Asian stock markets have rallied, boosted by strong advances on Wall Street and a highly anticipated plan to assist debt-riddled countries in the eurozone.
Markets surged after the European Central Bank announced it was creating a new bond-buying program under which the bank will buy government bonds with maturities of one to three years. There will be no limits to the amount of purchases it can make.
Wall Street surged after the plan was announced. The Standard & Poor's 500 index soared to its highest level since January 2008, and the Dow Jones industrial average hit its highest mark since December 2007.
In early trading, Japan's Nikkei 225 index jumped 1.7% to 8,824.02. Hong Kong's Hang Seng added 1.7% to 19,528.78 and South Korea's Kospi bolted up 2% to 1,918.76.

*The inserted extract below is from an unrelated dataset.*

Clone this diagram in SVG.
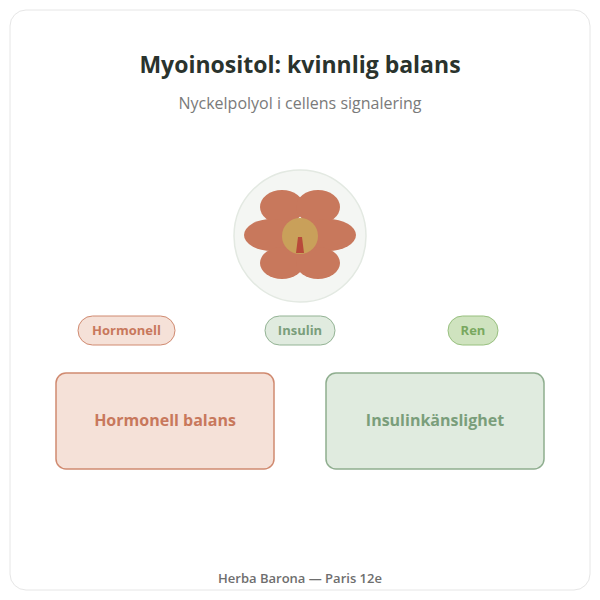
<svg xmlns="http://www.w3.org/2000/svg" width="600" height="600" viewBox="0 0 600 600">
<style>
text{font-family:"Open Sans","Noto Sans","Liberation Sans",sans-serif;text-anchor:middle}
.petal{fill:#c8785c}
.t{font-weight:700;font-size:13px}
.b{font-weight:700;font-size:16px}
</style>
<rect x="0" y="0" width="600" height="600" fill="#fff"/>
<rect x="10" y="10" width="580" height="580" rx="16" fill="#fff" stroke="#e6e6e6"/>
<text x="300" y="73" font-size="23" font-weight="700" fill="#2a332d">Myoinositol: kvinnlig balans</text>
<text x="300" y="109" font-size="16" fill="#7a7a7a">Nyckelpolyol i cellens signalering</text>
<g id="icon">
<circle cx="300" cy="236" r="66" fill="#f4f6f3" stroke="#e3e9e2" stroke-width="1.5"/>
<ellipse class="petal" cx="282" cy="207" rx="22" ry="17"/>
<ellipse class="petal" cx="318" cy="207" rx="22" ry="17"/>
<ellipse class="petal" cx="272" cy="235" rx="28" ry="16"/>
<ellipse class="petal" cx="328" cy="235" rx="28" ry="16"/>
<ellipse class="petal" cx="282" cy="263" rx="22" ry="16"/>
<ellipse class="petal" cx="318" cy="263" rx="22" ry="16"/>
<circle cx="300" cy="236" r="18" fill="#c9a05a"/>
<polygon points="298,237 302,237 304,253 296,253" fill="#b84a3a"/>
</g>
<g id="tag-hormonell"><rect x="78" y="316" width="97" height="29" rx="14.5" fill="#f5e1d8" stroke="#d08a70"/><text class="t" x="126.5" y="335" fill="#c8785c">Hormonell</text></g>
<g id="tag-insulin"><rect x="265" y="316" width="70" height="29" rx="14.5" fill="#e0ebdf" stroke="#93b394"/><text class="t" x="300" y="335" fill="#7a9e7b">Insulin</text></g>
<g id="tag-ren"><rect x="448" y="316" width="50" height="29" rx="14.5" fill="#cfe3bf" stroke="#98c07f"/><text class="t" x="473" y="335" fill="#79a85f">Ren</text></g>
<g id="box-hormonell"><rect x="56" y="373" width="218" height="96" rx="10" fill="#f5e1d8" stroke="#d08a70" stroke-width="1.5"/><text class="b" x="165" y="426" fill="#c8785c">Hormonell balans</text></g>
<g id="box-insulin"><rect x="326" y="373" width="218" height="96" rx="10" fill="#e0ebdf" stroke="#8fae8f" stroke-width="1.5"/><text class="b" x="435" y="426" fill="#7a9e7b">Insulinkänslighet</text></g>
<g id="connectors"></g>
<text x="300" y="583" font-size="13" font-weight="600" fill="#6e6e6e">Herba Barona — Paris 12e</text>
</svg>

In Europe, Germany's Dax rallied to close 2.9% higher at 7,167.33 while the FTSE 100 index of leading British shares rose 2.1% to 5,777.34.
Investors are also keeping an eye on a raft of US economic data ahead of Friday's closely watched non-farm payrolls report for August.
"With a series of positive news and stabilised sentiment, risk-on mood will likely filter through to the Asian session. The main focus today will be the US jobs report," analysts at Credit Agricole CIB in Hong Kong said in a report.
Benchmark oil for October delivery fell 66 cents to 94.87 US dollars per barrel in electronic trading on the New York Mercantile Exchange. The contract rose 17 cents to finish at 95.53 US dollars.